Records from a data collection:
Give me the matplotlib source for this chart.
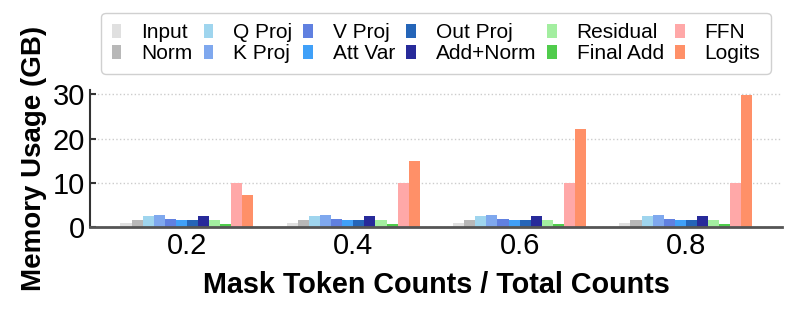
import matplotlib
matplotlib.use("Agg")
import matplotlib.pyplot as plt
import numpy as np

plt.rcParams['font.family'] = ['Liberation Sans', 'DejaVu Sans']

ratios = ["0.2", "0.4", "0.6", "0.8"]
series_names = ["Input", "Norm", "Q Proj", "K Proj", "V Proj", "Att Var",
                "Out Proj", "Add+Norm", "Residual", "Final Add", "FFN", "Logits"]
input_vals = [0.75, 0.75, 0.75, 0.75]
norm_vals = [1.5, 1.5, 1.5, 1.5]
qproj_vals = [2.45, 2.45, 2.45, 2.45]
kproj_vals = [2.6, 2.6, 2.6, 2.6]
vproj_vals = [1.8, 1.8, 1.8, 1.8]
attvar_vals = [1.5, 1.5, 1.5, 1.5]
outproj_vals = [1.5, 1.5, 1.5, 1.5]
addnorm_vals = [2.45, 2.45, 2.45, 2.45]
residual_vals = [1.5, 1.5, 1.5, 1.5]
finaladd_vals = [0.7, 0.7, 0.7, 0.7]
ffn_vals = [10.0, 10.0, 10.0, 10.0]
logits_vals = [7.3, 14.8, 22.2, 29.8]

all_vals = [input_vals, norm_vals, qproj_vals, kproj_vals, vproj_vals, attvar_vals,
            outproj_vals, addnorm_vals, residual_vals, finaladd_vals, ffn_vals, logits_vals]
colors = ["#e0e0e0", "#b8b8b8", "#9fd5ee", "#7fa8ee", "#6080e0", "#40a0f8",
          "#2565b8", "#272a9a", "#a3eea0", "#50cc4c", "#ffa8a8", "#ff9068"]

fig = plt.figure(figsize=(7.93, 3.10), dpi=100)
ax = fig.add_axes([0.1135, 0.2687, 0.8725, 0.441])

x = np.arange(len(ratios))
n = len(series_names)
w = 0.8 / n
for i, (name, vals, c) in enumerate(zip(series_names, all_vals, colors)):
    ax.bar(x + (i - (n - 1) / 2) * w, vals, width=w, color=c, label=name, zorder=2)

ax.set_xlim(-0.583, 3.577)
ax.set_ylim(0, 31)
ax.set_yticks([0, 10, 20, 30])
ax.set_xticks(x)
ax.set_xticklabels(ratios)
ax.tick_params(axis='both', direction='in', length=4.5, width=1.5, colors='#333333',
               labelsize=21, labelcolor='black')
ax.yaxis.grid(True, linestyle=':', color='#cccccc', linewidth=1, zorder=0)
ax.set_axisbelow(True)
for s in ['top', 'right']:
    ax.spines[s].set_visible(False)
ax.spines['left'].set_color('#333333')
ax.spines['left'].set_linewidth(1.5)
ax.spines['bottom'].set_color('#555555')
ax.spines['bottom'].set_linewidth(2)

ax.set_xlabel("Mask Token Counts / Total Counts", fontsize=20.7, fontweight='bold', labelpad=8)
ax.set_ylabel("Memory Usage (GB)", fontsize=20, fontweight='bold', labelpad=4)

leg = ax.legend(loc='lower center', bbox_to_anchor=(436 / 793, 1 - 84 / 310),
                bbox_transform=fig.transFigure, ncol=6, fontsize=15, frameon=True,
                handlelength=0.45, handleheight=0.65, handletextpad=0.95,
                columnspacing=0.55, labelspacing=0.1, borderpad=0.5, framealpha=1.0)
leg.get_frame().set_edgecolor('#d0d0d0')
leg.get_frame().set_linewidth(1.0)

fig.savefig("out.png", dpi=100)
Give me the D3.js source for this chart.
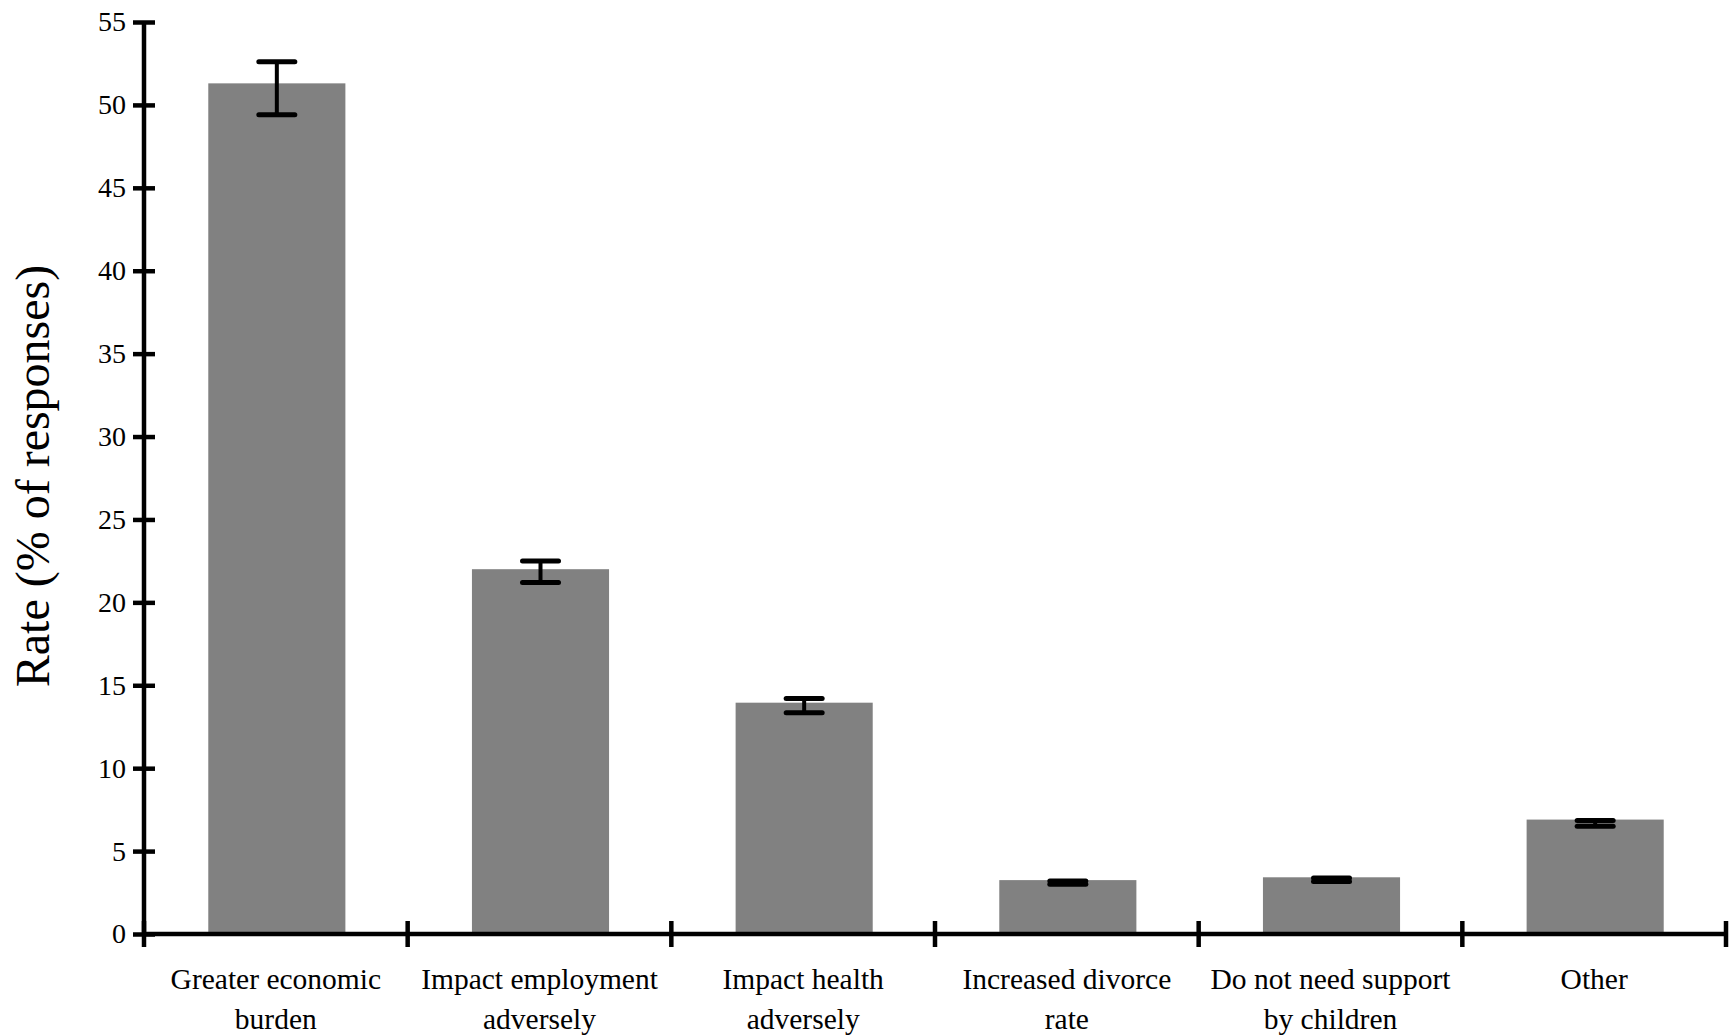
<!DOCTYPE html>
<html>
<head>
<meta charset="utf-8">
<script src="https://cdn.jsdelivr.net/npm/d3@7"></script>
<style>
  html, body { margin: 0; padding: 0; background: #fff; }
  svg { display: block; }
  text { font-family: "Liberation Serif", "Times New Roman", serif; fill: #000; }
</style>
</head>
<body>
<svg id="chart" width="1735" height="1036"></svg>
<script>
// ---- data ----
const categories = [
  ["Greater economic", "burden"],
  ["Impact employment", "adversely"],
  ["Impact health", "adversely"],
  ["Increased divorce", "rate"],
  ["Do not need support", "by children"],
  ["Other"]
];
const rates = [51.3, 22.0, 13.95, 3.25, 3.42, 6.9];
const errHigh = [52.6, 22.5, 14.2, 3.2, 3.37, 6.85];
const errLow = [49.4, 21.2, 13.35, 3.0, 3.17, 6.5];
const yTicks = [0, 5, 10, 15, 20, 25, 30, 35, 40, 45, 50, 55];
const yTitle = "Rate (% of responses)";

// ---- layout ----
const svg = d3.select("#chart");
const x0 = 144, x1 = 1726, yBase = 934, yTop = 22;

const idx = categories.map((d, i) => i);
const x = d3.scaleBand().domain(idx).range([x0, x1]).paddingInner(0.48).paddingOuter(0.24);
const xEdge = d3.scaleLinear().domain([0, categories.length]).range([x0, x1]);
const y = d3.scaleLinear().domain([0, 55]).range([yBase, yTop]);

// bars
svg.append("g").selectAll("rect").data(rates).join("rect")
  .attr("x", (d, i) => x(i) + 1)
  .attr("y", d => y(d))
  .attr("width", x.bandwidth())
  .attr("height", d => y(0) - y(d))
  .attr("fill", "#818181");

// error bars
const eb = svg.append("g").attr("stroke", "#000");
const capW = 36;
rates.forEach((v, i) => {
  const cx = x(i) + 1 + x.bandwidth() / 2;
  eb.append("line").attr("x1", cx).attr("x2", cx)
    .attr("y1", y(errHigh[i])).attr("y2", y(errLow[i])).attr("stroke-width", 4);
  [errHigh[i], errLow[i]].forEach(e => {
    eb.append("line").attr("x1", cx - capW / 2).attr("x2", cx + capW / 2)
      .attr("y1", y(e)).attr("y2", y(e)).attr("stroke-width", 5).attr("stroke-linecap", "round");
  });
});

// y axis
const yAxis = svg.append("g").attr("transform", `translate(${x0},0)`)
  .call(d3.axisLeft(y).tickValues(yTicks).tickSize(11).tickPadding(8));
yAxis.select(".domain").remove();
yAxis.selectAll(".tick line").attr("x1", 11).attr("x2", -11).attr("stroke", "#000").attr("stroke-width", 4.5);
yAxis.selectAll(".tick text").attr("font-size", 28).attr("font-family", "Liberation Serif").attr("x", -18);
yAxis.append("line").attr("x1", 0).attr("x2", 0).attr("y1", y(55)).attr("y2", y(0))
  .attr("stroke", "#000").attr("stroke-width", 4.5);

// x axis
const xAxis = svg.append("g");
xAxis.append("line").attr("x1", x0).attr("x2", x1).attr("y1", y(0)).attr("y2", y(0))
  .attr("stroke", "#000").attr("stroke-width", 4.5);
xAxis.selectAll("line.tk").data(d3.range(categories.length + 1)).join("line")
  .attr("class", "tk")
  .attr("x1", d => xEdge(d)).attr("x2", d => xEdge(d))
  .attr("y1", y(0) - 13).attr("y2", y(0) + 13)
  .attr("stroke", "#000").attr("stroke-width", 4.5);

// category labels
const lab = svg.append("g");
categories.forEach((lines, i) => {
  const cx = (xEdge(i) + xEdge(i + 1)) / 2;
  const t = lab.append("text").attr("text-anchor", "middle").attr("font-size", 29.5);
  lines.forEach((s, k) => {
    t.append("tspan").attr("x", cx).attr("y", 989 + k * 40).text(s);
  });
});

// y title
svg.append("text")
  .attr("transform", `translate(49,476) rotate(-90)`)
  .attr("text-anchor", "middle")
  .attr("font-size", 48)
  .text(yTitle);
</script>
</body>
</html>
* * *
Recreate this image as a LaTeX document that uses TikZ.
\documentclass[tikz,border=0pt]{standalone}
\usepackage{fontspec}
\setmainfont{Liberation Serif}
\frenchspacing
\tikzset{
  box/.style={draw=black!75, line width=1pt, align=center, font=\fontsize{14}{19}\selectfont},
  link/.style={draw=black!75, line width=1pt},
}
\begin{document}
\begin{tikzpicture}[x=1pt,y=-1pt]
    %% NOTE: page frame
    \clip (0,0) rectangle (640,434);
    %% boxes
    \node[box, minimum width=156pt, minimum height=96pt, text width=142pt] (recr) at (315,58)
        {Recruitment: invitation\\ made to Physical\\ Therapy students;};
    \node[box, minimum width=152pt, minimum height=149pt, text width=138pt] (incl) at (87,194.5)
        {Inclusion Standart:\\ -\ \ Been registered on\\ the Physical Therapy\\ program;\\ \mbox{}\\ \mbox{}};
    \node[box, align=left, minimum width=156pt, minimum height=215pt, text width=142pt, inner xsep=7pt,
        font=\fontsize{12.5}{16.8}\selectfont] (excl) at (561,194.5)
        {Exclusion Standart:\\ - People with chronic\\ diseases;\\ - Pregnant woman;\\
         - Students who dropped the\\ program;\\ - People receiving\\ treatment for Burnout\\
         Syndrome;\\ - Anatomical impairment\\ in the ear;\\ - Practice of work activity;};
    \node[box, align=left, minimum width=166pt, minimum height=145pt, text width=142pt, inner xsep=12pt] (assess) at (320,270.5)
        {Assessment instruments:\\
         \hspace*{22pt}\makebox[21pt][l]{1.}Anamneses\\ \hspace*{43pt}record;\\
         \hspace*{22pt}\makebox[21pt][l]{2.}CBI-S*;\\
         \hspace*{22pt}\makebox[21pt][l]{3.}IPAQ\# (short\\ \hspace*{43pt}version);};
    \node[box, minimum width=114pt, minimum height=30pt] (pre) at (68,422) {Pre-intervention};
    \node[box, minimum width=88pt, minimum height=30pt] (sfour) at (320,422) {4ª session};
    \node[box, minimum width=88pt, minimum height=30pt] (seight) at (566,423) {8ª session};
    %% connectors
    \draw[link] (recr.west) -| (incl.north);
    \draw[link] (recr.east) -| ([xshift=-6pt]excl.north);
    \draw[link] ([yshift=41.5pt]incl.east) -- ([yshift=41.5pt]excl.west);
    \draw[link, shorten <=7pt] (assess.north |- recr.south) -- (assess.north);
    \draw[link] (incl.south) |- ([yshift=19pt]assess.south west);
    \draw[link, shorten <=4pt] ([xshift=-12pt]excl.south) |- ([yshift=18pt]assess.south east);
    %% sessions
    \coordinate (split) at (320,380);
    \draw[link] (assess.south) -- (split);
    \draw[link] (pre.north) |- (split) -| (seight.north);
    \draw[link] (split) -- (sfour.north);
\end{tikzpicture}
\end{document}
---
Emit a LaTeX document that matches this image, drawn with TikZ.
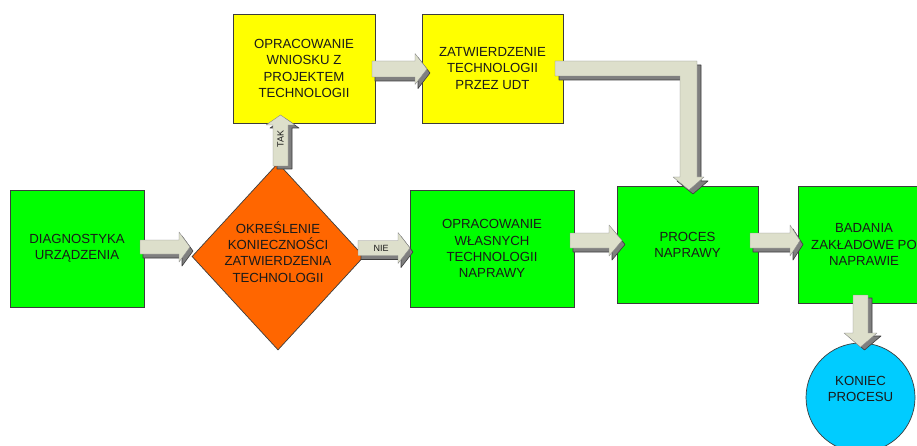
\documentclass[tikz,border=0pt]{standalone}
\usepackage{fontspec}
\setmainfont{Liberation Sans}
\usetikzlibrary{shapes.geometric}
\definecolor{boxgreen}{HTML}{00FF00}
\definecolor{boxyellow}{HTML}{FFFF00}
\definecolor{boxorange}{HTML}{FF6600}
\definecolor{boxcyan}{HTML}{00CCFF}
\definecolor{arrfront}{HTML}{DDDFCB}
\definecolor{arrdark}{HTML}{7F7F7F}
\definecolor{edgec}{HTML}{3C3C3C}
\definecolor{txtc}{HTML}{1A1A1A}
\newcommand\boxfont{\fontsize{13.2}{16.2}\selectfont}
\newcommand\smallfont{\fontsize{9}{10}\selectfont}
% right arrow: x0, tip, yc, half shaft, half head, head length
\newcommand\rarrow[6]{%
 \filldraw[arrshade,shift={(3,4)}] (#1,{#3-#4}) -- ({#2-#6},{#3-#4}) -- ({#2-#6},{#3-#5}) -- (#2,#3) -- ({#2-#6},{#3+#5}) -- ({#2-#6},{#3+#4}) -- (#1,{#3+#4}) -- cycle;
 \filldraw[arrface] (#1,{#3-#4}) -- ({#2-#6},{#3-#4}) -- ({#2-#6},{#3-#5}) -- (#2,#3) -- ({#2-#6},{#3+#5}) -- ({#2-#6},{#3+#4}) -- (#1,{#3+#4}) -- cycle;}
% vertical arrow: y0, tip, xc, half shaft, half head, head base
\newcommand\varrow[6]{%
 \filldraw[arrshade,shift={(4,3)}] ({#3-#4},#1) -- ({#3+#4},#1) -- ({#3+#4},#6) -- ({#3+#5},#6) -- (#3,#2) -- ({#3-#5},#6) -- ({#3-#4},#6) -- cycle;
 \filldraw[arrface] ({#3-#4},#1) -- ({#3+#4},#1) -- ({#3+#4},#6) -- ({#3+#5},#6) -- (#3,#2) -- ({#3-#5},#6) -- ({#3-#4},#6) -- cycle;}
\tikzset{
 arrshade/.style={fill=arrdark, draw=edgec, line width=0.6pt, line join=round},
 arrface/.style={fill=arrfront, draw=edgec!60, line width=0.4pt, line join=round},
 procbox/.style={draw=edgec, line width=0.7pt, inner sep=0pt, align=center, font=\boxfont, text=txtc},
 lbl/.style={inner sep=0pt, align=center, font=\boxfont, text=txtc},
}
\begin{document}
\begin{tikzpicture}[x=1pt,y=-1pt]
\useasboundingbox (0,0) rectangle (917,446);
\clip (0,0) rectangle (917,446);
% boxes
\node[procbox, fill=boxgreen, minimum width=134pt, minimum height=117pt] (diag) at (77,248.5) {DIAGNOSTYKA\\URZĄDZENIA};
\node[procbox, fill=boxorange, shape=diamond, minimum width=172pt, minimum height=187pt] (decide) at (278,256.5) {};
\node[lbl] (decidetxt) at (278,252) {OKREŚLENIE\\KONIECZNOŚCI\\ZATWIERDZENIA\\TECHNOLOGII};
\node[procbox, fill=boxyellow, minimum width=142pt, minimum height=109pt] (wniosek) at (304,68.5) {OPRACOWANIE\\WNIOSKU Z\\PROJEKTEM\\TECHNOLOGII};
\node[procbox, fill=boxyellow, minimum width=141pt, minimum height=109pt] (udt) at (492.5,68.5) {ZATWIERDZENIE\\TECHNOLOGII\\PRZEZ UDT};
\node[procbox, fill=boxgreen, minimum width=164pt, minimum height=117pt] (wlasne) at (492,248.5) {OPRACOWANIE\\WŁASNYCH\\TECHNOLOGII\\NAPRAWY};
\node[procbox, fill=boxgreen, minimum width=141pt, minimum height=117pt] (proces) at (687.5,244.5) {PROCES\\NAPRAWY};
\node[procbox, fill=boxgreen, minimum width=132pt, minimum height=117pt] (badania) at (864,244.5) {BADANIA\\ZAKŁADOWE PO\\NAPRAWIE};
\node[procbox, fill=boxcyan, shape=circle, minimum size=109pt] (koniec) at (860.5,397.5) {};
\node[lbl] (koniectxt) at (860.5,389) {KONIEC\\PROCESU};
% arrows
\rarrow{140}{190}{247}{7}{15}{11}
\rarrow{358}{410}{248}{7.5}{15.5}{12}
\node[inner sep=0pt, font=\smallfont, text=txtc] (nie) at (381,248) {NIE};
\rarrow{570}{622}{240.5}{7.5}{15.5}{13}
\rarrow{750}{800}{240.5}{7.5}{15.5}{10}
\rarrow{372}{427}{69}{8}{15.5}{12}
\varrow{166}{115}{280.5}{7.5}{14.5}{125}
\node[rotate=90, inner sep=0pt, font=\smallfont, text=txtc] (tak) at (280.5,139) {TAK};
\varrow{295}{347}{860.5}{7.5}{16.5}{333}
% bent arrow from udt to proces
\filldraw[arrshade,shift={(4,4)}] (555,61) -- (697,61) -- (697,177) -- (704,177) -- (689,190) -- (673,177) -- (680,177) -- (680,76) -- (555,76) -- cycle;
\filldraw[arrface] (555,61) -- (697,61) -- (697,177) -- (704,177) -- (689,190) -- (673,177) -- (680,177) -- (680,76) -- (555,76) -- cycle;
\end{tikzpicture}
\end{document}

Exercise task: Starting at the line that contains "Give me the matplotlib source for this chart." and ending at the line that contains "plt.rcParams['font.family'] = ['Liberation", give the lines again exactly. Do not include the pictures.

Solved exercise:
Give me the matplotlib source for this chart.
import matplotlib
matplotlib.use("Agg")
import matplotlib.pyplot as plt
import numpy as np

plt.rcParams['font.family'] = ['Liberation Sans', 'DejaVu Sans']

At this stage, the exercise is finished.